David Parker, together with Chile’s Minister of Foreign Affairs Roberto Ampuero and Singapore’s Minister of Trade and Industry Chan Chun Sing, announced the start of the negotiations on the side lines of the Asia-Pacific Economic Cooperation (APEC) meeting of Ministers Responsible for Trade in Viña del Mar, Chile.

The three nations were architects of the P4 Agreement, which was the foundation for CPTPP, and are strong supporters of open markets and inclusive trade, David says.

“The unprecedented growth of digital trade has led to a lag in the development of relevant international trade rules and norms. These talks are an opportunity for New Zealand to help shape the international rules in this area to ensure they make it easier for our businesses and consumers to take advantage of digital trade opportunities, while protecting public and private interests.

“We will ensure that issues of importance to New Zealanders such as personal privacy, consumer protection, data management, transparency and openness are appropriately protected.”

To a trade-dependent country distant from key markets, digital trade can help businesses, particularly small and medium sized enterprises, overcome the challenges of scale and distance.

“Digital technologies can also potentially support the increased participation in trade by women, Māori and rural communities, helping spread the benefits of trade across our communities and regions – a key aim of our Trade for All policy.

“The CPTPP already has modern e-commerce rules, which underlines the importance of that agreement, but as digital trade continues to grow and change, new barriers arise and new international approaches are required,” says David.

The negotiation with Chile and Singapore on a new digital trade agreement will also complement and support the ongoing WTO negotiations on e-commerce, as well as digital economy work streams within APEC and the OECD.

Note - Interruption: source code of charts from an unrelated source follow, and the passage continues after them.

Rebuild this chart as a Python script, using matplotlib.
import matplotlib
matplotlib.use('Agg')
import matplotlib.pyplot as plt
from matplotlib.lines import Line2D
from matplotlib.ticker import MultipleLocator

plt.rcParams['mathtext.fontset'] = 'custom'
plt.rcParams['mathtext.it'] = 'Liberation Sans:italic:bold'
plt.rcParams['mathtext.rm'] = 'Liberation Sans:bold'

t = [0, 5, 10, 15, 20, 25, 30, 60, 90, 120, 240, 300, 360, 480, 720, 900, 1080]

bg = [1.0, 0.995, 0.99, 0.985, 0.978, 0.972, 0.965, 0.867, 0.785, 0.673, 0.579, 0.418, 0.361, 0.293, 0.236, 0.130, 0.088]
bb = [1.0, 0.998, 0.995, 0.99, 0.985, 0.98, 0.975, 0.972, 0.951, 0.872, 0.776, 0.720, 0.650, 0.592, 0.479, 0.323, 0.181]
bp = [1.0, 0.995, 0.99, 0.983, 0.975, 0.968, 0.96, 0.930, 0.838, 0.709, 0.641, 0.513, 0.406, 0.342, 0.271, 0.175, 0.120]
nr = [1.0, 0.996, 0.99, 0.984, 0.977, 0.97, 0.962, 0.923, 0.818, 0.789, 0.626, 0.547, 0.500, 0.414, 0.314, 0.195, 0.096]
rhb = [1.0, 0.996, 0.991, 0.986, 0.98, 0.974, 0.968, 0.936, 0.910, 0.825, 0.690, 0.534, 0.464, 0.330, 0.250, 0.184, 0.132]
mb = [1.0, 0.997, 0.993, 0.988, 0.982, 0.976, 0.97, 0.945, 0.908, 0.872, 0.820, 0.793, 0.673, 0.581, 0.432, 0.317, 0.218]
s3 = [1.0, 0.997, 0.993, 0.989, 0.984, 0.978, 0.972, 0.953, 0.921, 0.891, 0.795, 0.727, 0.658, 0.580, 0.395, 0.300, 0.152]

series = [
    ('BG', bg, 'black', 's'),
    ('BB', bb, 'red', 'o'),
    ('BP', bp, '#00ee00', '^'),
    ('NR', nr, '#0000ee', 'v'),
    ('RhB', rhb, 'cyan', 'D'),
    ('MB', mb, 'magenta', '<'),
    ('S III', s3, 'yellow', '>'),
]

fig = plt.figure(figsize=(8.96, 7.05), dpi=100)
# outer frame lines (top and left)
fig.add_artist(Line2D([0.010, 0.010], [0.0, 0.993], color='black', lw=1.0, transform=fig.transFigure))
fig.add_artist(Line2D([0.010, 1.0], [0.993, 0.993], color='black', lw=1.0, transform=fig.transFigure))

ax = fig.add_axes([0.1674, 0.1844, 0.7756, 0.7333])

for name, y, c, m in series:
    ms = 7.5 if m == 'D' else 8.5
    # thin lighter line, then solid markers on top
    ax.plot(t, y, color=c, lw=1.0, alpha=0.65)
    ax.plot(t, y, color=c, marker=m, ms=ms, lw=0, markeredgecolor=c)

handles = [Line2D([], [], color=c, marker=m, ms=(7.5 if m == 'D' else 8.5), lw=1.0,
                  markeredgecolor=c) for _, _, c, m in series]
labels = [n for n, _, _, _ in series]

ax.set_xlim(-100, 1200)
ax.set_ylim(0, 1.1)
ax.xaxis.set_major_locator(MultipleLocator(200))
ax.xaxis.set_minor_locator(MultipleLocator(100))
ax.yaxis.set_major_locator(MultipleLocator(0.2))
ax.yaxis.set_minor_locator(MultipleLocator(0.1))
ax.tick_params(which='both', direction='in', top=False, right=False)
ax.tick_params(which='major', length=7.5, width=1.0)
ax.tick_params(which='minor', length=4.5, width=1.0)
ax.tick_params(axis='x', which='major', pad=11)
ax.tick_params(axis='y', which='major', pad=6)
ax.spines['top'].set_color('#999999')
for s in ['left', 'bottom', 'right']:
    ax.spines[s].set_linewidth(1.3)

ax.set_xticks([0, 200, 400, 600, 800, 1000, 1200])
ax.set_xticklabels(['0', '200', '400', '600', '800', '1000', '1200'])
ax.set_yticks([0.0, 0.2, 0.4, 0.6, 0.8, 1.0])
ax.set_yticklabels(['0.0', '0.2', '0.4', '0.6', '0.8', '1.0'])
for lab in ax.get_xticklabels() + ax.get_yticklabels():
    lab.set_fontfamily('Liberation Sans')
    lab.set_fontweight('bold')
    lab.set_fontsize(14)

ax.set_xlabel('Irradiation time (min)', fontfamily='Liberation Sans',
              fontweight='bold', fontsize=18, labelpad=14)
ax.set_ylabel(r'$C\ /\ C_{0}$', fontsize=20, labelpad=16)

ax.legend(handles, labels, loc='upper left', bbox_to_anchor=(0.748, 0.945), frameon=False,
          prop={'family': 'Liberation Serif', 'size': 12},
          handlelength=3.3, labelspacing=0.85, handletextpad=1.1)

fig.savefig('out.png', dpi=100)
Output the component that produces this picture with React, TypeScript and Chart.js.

“In light of the recent terrorist attack in Christchurch, and the Government’s strong concern about the role of internet technologies in enabling and promoting violent extremism, New Zealand will also be looking to explore with Singapore and Chile how the agreement might address digital economy issues relating to a safe, secure and free internet, including the issue of eliminating terrorist and violent extremist content online without compromising human rights and fundamental freedoms so important for the fourth estate.”